▶ _Task requirements_
Pictures stay out of this copy; please retype only the lines from the start of the records through the line with "allYTicks = negTickValues.concat(posTickValues, [fsPlusLevel]);".

>> Start Records for this task

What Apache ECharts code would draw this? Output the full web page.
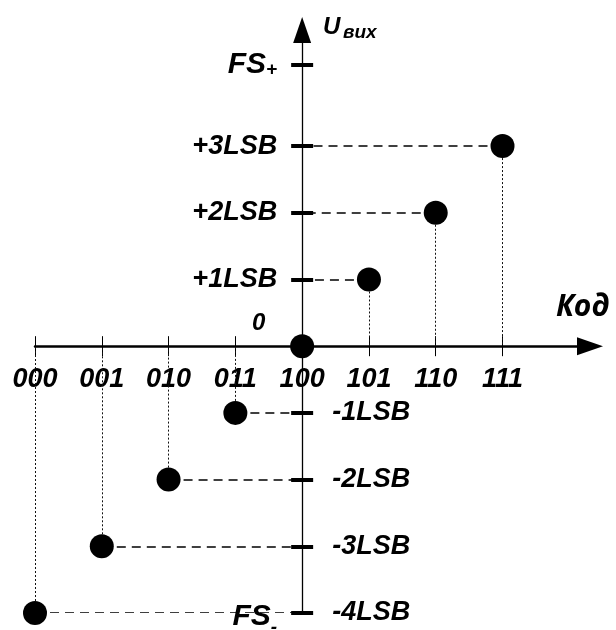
<!DOCTYPE html>
<html><head><meta charset="utf-8">
<script src="https://cdn.jsdelivr.net/npm/echarts@6/dist/echarts.min.js"></script>
<style>html,body{margin:0;padding:0;background:#fff}#c{width:616px;height:630px}</style>
</head><body><div id="c"></div>
<script>
// ---- data ----
const codes = ['000','001','010','011','100','101','110','111'];
const levelsLSB = [-4,-3,-2,-1,0,1,2,3];
const midCodeIndex = 4;               // code 100 sits on the vertical axis
const posTickValues = [1,2,3];
const posTickLabels = ['+1LSB','+2LSB','+3LSB'];
const negTickValues = [-1,-2,-3,-4];
const negTickLabels = ['-1LSB','-2LSB','-3LSB','-4LSB'];
const fsPlusLevel = 4.22;
const fsMinusLevel = -4;
const fsName = 'FS';
const fsPlusSub = '+';
const fsMinusSub = '-';
const xName = 'Код';
const yName = 'U';
const yNameSub = 'вих';
const originLabel = '0';

// ---- layout ----
const W = 616, H = 630;
const gridL = 35, gridR = 26, gridT = 30, gridB = 17;
const xMin = -4, xMax = 4.31, yMin = -4, yMax = 4.74;
const gw = W - gridL - gridR, gh = H - gridT - gridB;
const zeroFromLeft = (0 - xMin) / (xMax - xMin) * gw;
const zeroFromRight = (xMax - 0) / (xMax - xMin) * gw;
const zeroFromBottom = (0 - yMin) / (yMax - yMin) * gh;
const zeroFromTop = (yMax - 0) / (yMax - yMin) * gh;

const FONT = '"Liberation Sans", Arial, sans-serif';
const lblStyle = {fontFamily: FONT, fontWeight: 'bold', fontStyle: 'italic', fontSize: 27, color: '#000'};
const richBase = {fontFamily: FONT, fontWeight: 'bold', fontStyle: 'italic', color: '#000'};

const xTickValues = codes.map((c, i) => i - midCodeIndex);
const allYTicks = negTickValues.concat(posTickValues, [fsPlusLevel]);

function leftLabel(v) {
  if (Math.abs(v - fsPlusLevel) < 1e-6) return '{m|' + fsName + '}{s|' + fsPlusSub + '}';
  if (Math.abs(v - fsMinusLevel) < 1e-6) return '{m2|' + fsName + '}{s2|' + fsMinusSub + '}';
  const i = posTickValues.indexOf(v);
  return i >= 0 ? posTickLabels[i] : '';
}
function rightLabel(v) {
  const i = negTickValues.indexOf(v);
  return i >= 0 ? negTickLabels[i] : '';
}

const points = codes.map((c, i) => [i - midCodeIndex, levelsLSB[i]]);
const guides = [];
points.forEach(p => {
  if (p[1] === 0) return;
  guides.push({coords: [[p[0], p[1]], [0, p[1]]], lineStyle: {type: [9, 6], width: 1.5, color: '#000', opacity: 1}});
  guides.push({coords: [[p[0], p[1]], [p[0], 0]], lineStyle: {type: [2, 2], width: 1, color: '#111', opacity: 1}});
});

const chart = echarts.init(document.getElementById('c'), null, {renderer: 'canvas'});
chart.setOption({
  animation: false,
  backgroundColor: '#fff',
  grid: {left: gridL, right: gridR, top: gridT, bottom: gridB, containLabel: false, outerBoundsMode: 'none'},
  xAxis: [{
    type: 'value', min: xMin, max: xMax, interval: 1, position: 'bottom',
    offset: -zeroFromBottom,
    axisLine: {show: true, onZero: false, symbol: ['none', 'triangle'], symbolSize: [18, 26],
      lineStyle: {color: '#000', width: 2.5}},
    axisTick: {show: true, customValues: xTickValues, length: 10, lineStyle: {color: '#000', width: 1}},
    axisLabel: Object.assign({margin: 20, customValues: xTickValues, formatter: v => {
      const k = Math.round(v) + midCodeIndex;
      return codes[k] || '';
    }}, lblStyle),
    splitLine: {show: false}
  }, {
    type: 'value', min: xMin, max: xMax, interval: 1, position: 'top',
    offset: -zeroFromTop,
    axisLine: {show: false, onZero: false},
    axisTick: {show: true, customValues: xTickValues, length: 10, lineStyle: {color: '#000', width: 1}},
    axisLabel: {show: false},
    splitLine: {show: false}
  }],
  yAxis: [{
    type: 'value', min: yMin, max: yMax, position: 'left',
    offset: -zeroFromLeft,
    axisLine: {show: true, onZero: false, symbol: ['none', 'triangle'], symbolSize: [18, 26],
      lineStyle: {color: '#000', width: 1.3}},
    axisTick: {show: true, customValues: allYTicks, length: 11, lineStyle: {color: '#000', width: 4}},
    axisLabel: Object.assign({margin: 25, customValues: posTickValues.concat([fsPlusLevel, fsMinusLevel]),
      formatter: leftLabel,
      rich: {
        m: Object.assign({fontSize: 30, verticalAlign: 'top', lineHeight: 30}, richBase),
        s: Object.assign({fontSize: 19, verticalAlign: 'bottom', lineHeight: 18, padding: [20, 0, 0, 0]}, richBase),
        m2: Object.assign({fontSize: 30, verticalAlign: 'top', lineHeight: 30, padding: [4, 0, 0, 0]}, richBase),
        s2: Object.assign({fontSize: 19, verticalAlign: 'top', lineHeight: 18, padding: [20, 0, 0, 0]}, richBase)
      }}, lblStyle),
    splitLine: {show: false}
  }, {
    type: 'value', min: yMin, max: yMax, position: 'right',
    offset: -zeroFromRight,
    axisLine: {show: false, onZero: false},
    axisTick: {show: true, customValues: allYTicks, length: 11, lineStyle: {color: '#000', width: 4}},
    axisLabel: Object.assign({margin: 30, customValues: negTickValues, formatter: rightLabel}, lblStyle),
    splitLine: {show: false}
  }],
  series: [{
    type: 'lines', coordinateSystem: 'cartesian2d', xAxisIndex: 0, yAxisIndex: 0,
    silent: true, z: 1, lineStyle: {opacity: 1, color: '#000'}, data: guides
  }, {
    type: 'scatter', xAxisIndex: 0, yAxisIndex: 0, z: 5,
    symbol: 'circle', symbolSize: 24, itemStyle: {color: '#000', opacity: 1},
    data: points, silent: true
  }],
  graphic: [
    {type: 'text', x: 323, y: 27, z: 10, style: {text: yName, fontFamily: FONT, fontWeight: 'bold', fontStyle: 'italic', fontSize: 24, fill: '#000', align: 'left', verticalAlign: 'middle'}},
    {type: 'text', x: 343, y: 33, z: 10, style: {text: yNameSub, fontFamily: FONT, fontWeight: 'bold', fontStyle: 'italic', fontSize: 19, fill: '#000', align: 'left', verticalAlign: 'middle'}},
    {type: 'text', x: 556, y: 307, z: 10, style: {text: xName, fontFamily: '"Open Sans", "Noto Sans", sans-serif', fontWeight: 'bold', fontStyle: 'italic', fontSize: 30, fill: '#000', align: 'left', verticalAlign: 'middle'}},
    {type: 'text', x: 252, y: 323, z: 10, style: {text: originLabel, fontFamily: FONT, fontWeight: 'bold', fontStyle: 'italic', fontSize: 24, fill: '#000', align: 'left', verticalAlign: 'middle'}}
  ]
});
</script>
</body></html>
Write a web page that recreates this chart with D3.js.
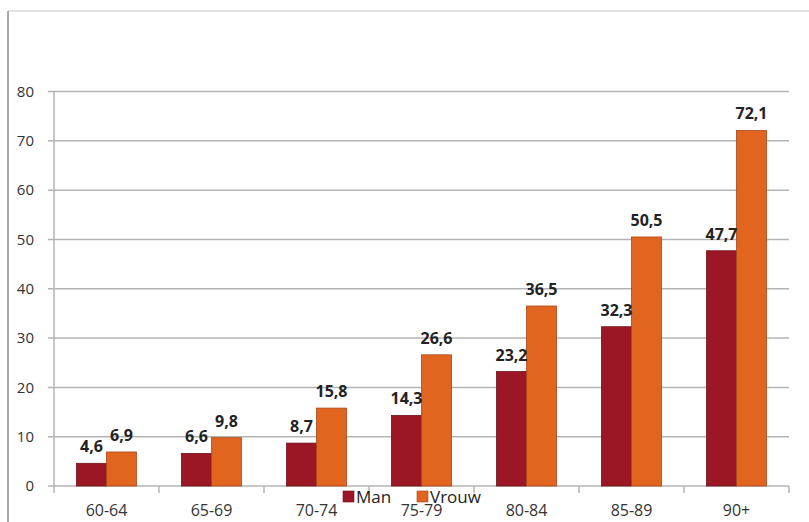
<!DOCTYPE html>
<html>
<head>
<meta charset="utf-8">
<script src="https://cdn.jsdelivr.net/npm/d3@7"></script>
<style>
  html, body { margin: 0; padding: 0; background: #fff; }
  svg { display: block; }
  text { font-family: "Open Sans", "DejaVu Sans", sans-serif; }
</style>
</head>
<body>
<svg id="chart" width="809" height="522"></svg>
<script>
// Age groups and percentages per sex
const categories = ["60-64", "65-69", "70-74", "75-79", "80-84", "85-89", "90+"];
const seriesNames = ["Man", "Vrouw"];
const manValues = [4.6, 6.6, 8.7, 14.3, 23.2, 32.3, 47.7];
const vrouwValues = [6.9, 9.8, 15.8, 26.6, 36.5, 50.5, 72.1];
const yTicks = [0, 10, 20, 30, 40, 50, 60, 70, 80];

const colors = { Man: "#9b1726", Vrouw: "#e1651f" };
const strokes = { Man: "#6e1119", Vrouw: "#a9481a" };

const svg = d3.select("#chart");
const W = 809, H = 522;
const plot = { left: 54, right: 789, top: 91.5, bottom: 486 };

// outer frame lines
svg.append("line").attr("x1", 8).attr("x2", W).attr("y1", 11).attr("y2", 11)
  .attr("stroke", "#e3e3e3").attr("stroke-width", 2);
svg.append("line").attr("x1", 8).attr("x2", 8).attr("y1", 11).attr("y2", H)
  .attr("stroke", "#a8a8a8").attr("stroke-width", 2);

const x = d3.scaleBand().domain(categories).range([plot.left, plot.right]);
const xInner = d3.scaleBand().domain(seriesNames)
  .range([0, 60]).paddingInner(0);
const y = d3.scaleLinear().domain([0, 80]).range([plot.bottom, plot.top]);

// horizontal gridlines
svg.append("g").selectAll("line").data(yTicks).join("line")
  .attr("x1", 48).attr("x2", plot.right)
  .attr("y1", d => y(d)).attr("y2", d => y(d))
  .attr("stroke", "#b4b4b4").attr("stroke-width", 1.5);

// y axis line
svg.append("line").attr("x1", plot.left).attr("x2", plot.left)
  .attr("y1", plot.top).attr("y2", plot.bottom)
  .attr("stroke", "#b4b4b4").attr("stroke-width", 1.5);

// y tick labels
svg.append("g").selectAll("text").data(yTicks).join("text")
  .attr("x", 34).attr("y", d => y(d)).attr("dy", "0.35em")
  .attr("text-anchor", "end").attr("font-size", 15).attr("fill", "#333")
  .text(d => d);

// x tick marks on band boundaries
const boundaries = categories.map(c => x(c)).concat([x(categories[categories.length - 1]) + x.bandwidth()]);
svg.append("g").selectAll("line").data(boundaries).join("line")
  .attr("x1", d => d).attr("x2", d => d)
  .attr("y1", plot.bottom).attr("y2", plot.bottom + 7)
  .attr("stroke", "#b4b4b4").attr("stroke-width", 1.5);

// bars
const rows = categories.map((c, i) => ({ cat: c, Man: manValues[i], Vrouw: vrouwValues[i] }));
const groups = svg.append("g").selectAll("g").data(rows).join("g")
  .attr("transform", d => `translate(${x(d.cat) + x.bandwidth() / 2 - 30},0)`);

groups.selectAll("rect").data(d => seriesNames.map(s => ({ s, v: d[s] }))).join("rect")
  .attr("x", d => xInner(d.s))
  .attr("width", xInner.bandwidth())
  .attr("y", d => y(d.v))
  .attr("height", d => y(0) - y(d.v))
  .attr("fill", d => colors[d.s])
  .attr("stroke", d => strokes[d.s]).attr("stroke-width", 0.8);

// value labels
const fmt = v => String(v).replace(".", ",");
groups.selectAll("text").data(d => seriesNames.map(s => ({ s, v: d[s] }))).join("text")
  .attr("x", d => xInner(d.s) + xInner.bandwidth() / 2)
  .attr("y", d => y(d.v) - 11)
  .attr("text-anchor", "middle").attr("font-size", 16).attr("font-weight", "bold")
  .attr("fill", "#222")
  .text(d => fmt(d.v));

// category labels
svg.append("g").selectAll("text").data(categories).join("text")
  .attr("x", d => x(d) + x.bandwidth() / 2).attr("y", 516)
  .attr("text-anchor", "middle").attr("font-size", 16).attr("fill", "#333")
  .text(d => d);

// legend
const legend = svg.append("g");
const legendItems = [{ s: "Man", x: 343 }, { s: "Vrouw", x: 417 }];
legendItems.forEach(it => {
  legend.append("rect").attr("x", it.x).attr("y", 491).attr("width", 11).attr("height", 11)
    .attr("fill", colors[it.s]).attr("stroke", strokes[it.s]).attr("stroke-width", 0.6);
  legend.append("text").attr("x", it.x + 13).attr("y", 503)
    .attr("font-size", 17).attr("fill", "#222").text(it.s);
});
</script>
</body>
</html>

>> End Records for this task

▶ _Complete response_
What Apache ECharts code would draw this? Output the full web page.
<!DOCTYPE html>
<html><head><meta charset="utf-8">
<script src="https://cdn.jsdelivr.net/npm/echarts@6/dist/echarts.min.js"></script>
<style>html,body{margin:0;padding:0;background:#fff}#c{width:616px;height:630px}</style>
</head><body><div id="c"></div>
<script>
// ---- data ----
const codes = ['000','001','010','011','100','101','110','111'];
const levelsLSB = [-4,-3,-2,-1,0,1,2,3];
const midCodeIndex = 4;               // code 100 sits on the vertical axis
const posTickValues = [1,2,3];
const posTickLabels = ['+1LSB','+2LSB','+3LSB'];
const negTickValues = [-1,-2,-3,-4];
const negTickLabels = ['-1LSB','-2LSB','-3LSB','-4LSB'];
const fsPlusLevel = 4.22;
const fsMinusLevel = -4;
const fsName = 'FS';
const fsPlusSub = '+';
const fsMinusSub = '-';
const xName = 'Код';
const yName = 'U';
const yNameSub = 'вих';
const originLabel = '0';

// ---- layout ----
const W = 616, H = 630;
const gridL = 35, gridR = 26, gridT = 30, gridB = 17;
const xMin = -4, xMax = 4.31, yMin = -4, yMax = 4.74;
const gw = W - gridL - gridR, gh = H - gridT - gridB;
const zeroFromLeft = (0 - xMin) / (xMax - xMin) * gw;
const zeroFromRight = (xMax - 0) / (xMax - xMin) * gw;
const zeroFromBottom = (0 - yMin) / (yMax - yMin) * gh;
const zeroFromTop = (yMax - 0) / (yMax - yMin) * gh;

const FONT = '"Liberation Sans", Arial, sans-serif';
const lblStyle = {fontFamily: FONT, fontWeight: 'bold', fontStyle: 'italic', fontSize: 27, color: '#000'};
const richBase = {fontFamily: FONT, fontWeight: 'bold', fontStyle: 'italic', color: '#000'};

const xTickValues = codes.map((c, i) => i - midCodeIndex);
const allYTicks = negTickValues.concat(posTickValues, [fsPlusLevel]);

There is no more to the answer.